An SAP customer will start by licensing the "enterprise foundation" package, which includes the core SAP ERP software (ERP Financials, ERP HCM, and ERP Operations), at a pre-determined price. On top of this, customers select various "enterprise extension" packages (generic business functions like payroll), industry portfolio packages, and line-of-business portfolio packages.

Each of these packages (except for enterprise foundation) is priced based on a "business metric," which could be anything from the customer's revenue, the number of employees, the number of processor cores the software runs on, or the number of invoices sent out daily. Analytics, mobile, and database products are separately priced, and have their own restrictions. SAP HANA is priced on the amount of memory it can use.

Every user that needs access to the SAP package is required to have a named user licence. SAP sells three main types of named user licences: professional, developer, and employee. The differences in the licences depend on the level of access required and the amount of time they're going to spend working in the SAP software.

Chris Hughes is a SAP licensing expert with Flexera Software, a software licence management tool vendor. In his position, Hughes has an in-depth understanding of the different licence types that SAP uses across its products, and helps customers to minimise their SAP licensing expenditures.

"One of the bigger challenges in SAP licensing is that the licence models are very vague and open to interpretation," Hughes says. "For instance, a professional user licence would be defined as somebody who performs operational duty on the SAP system, whereas the limited professional licence - which has substantial cost differences from a professional licence - is really defined as someone with limited operational actions. That definition of 'limited' is very open to different interpretations and different customers will look on that in different ways."
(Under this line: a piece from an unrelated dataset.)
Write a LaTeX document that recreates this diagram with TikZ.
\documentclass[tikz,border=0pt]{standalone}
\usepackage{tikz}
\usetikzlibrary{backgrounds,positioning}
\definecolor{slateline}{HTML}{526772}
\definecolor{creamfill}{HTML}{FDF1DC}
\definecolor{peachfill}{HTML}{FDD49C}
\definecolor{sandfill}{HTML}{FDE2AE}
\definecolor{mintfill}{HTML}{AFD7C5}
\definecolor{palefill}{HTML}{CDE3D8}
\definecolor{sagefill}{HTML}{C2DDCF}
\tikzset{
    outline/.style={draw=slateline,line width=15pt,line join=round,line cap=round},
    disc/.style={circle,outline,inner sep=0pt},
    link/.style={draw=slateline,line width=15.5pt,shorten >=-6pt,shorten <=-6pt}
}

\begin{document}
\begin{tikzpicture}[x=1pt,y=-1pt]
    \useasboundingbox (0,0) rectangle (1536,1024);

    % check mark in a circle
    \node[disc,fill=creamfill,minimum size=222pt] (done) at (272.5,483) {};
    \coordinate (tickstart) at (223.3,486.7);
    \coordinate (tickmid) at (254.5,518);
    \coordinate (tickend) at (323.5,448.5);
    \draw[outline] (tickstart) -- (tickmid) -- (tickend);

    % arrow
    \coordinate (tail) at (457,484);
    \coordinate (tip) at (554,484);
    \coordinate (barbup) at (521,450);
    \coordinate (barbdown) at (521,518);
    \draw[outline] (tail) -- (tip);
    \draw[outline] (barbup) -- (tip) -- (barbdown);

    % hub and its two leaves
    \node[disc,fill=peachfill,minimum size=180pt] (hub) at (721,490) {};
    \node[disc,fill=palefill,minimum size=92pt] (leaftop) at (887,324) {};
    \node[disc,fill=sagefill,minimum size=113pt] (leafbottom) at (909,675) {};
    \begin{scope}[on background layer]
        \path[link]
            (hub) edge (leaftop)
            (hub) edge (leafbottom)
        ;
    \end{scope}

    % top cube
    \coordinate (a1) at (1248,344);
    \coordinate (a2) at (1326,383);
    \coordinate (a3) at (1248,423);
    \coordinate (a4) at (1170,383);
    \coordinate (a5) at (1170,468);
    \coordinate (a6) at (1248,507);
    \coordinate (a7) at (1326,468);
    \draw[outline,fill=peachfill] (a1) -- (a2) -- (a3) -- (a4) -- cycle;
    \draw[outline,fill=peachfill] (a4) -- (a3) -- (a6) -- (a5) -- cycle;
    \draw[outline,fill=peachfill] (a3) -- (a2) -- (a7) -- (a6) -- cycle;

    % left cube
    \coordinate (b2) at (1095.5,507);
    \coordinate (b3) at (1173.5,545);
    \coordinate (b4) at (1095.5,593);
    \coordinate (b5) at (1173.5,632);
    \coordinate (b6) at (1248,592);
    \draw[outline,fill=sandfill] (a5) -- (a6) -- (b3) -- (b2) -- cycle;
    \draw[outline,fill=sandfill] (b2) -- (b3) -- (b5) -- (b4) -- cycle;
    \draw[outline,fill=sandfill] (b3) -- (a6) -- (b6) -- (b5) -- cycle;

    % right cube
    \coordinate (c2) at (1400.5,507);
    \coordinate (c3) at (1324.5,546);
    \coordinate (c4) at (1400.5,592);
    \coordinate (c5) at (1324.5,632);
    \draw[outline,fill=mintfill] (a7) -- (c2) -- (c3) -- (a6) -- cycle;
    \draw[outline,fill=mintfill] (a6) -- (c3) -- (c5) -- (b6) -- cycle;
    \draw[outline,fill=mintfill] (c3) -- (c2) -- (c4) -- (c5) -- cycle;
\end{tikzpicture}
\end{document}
The vagueness is definitely a challenge, Hughes says. "We're starting to see a trend of SAP being more specific in their contracts, but still have a ways to go before the vagueness goes away."

It's your data, but…

The other big challenge facing SAP customers is something called indirect access. SAP defines indirect access as occurring when a user or product accesses data stored in the customer's SAP system through a third-party interface. Examples of this could be an Oracle Hyperion BI application sucking data out of the customer's production SAP database, or serving data through a Microsoft Web portal.

While the data belongs to the customer, it is being "processed" by SAP software, and therefore SAP demands compensation any time it is used outside of the SAP environment. It may surprise customers to find they don't have the freedom to use their data in any way they like without paying SAP for the privilege, but that's likely because they didn't carefully read their licence agreement.
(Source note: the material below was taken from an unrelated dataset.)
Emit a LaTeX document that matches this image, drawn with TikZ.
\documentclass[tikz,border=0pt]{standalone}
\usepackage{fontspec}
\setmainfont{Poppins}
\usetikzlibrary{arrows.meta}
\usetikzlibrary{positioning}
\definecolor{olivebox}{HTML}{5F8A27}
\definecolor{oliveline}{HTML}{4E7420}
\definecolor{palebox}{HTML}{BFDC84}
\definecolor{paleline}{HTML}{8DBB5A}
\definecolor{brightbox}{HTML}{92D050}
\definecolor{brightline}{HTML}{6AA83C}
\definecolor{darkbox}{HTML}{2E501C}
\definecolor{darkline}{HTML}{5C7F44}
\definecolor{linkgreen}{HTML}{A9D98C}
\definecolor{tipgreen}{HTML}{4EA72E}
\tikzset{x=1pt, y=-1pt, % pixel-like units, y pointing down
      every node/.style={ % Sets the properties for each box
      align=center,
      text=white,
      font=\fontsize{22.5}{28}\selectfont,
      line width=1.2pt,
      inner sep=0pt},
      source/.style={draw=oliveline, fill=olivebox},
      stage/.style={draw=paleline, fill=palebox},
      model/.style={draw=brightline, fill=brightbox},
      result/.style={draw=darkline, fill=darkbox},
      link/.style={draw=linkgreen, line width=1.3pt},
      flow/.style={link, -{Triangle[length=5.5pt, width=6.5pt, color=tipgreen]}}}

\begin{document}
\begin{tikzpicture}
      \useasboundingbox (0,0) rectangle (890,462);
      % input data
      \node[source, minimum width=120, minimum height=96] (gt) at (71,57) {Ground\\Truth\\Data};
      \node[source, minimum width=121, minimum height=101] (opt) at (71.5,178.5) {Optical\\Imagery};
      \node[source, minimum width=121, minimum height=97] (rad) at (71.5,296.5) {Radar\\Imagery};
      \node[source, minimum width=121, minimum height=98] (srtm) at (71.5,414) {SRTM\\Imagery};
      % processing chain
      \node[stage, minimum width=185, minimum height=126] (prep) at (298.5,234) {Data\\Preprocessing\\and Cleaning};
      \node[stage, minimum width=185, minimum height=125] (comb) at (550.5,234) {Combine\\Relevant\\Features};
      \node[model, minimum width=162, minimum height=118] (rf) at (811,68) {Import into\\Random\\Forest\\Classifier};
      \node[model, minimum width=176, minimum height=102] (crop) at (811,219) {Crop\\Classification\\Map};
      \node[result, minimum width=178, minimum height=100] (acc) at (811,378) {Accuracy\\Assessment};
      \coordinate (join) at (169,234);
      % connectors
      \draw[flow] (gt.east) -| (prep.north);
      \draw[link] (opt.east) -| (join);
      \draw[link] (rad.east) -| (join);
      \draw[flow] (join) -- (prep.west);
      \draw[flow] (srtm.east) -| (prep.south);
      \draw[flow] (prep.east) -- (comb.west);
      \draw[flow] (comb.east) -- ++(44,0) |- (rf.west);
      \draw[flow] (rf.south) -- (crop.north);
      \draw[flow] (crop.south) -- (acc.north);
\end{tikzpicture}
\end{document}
Licensing experts claim SAP used to look the other way when its audits found customers violating the indirect access provisions of their licence agreements, although SAP disputes this.

While customers own their own data, it can be difficult to determine how many licences would be required for all downstream consumers of that data.

But in recent years, according to the licensing experts and users we spoke to, SAP has started to crack down on indirect access, by charging customers for additional licence fees for indirect access. This has angered SAP customers who have been asked to pay millions of dollars to buy additional named user licences as a result of indirect access discovered during audits.

"SAP customers can get some surprises in an audit situation, where they thought they were following the process, they thought they had a very accurate understanding of their licence position, and suddenly they're being charged for thousands of users that run on this other system that is loosely connected to SAP," Hughes says. "This is a clear area of focus for SAP, and for customers going forwards, it's an area of fear and uncertainty."

The fear and uncertainty over SAP's licensing practices was on full display last fall, when the UK & Ireland SAP User Group conducted a survey that found 95 per cent of SAP customers found the company's software licensing policy "over complicated". In response, the head of SAP's UK business pledged at last fall's TechEd 2012 conference that it would clarify and simplify its licensing models.

SAP defends its licensing and pricing schemes as fair, and says it's taking steps to make its licensing policies simpler and more transparent. Broad-strokes generalisations about weaknesses in its licensing scheme are not possible, SAP says, because each customer's situation is unique. Further, SAP questions the comments made by licence optimisation vendors, saying they're trying to "drum up" business for themselves.

In particular, SAP says named user definitions must be broad in scope because they cover user activities that are role-based, and not function-based. As for indirect access, there's just no "there" there. "The idea that indirect usage is somehow 'new' or a change in practice is simply not true," the SAP spokesman says. "Indirect access is not a new topic at SAP, nor is charging for it a new practice. These terms have been in our contracts for many years."

There's also growing pressure for SAP to publish its full price list, as its rival Oracle famously does. While SAP doesn't publish its prices, the company seldom varies from its internal price list when its salespeople close contracts, according to Upper Edge Consulting, a licence optimisation consulting firm that SAP hired to validate its pricing practices. The same cannot be said of Oracle, Upper Edge experts say.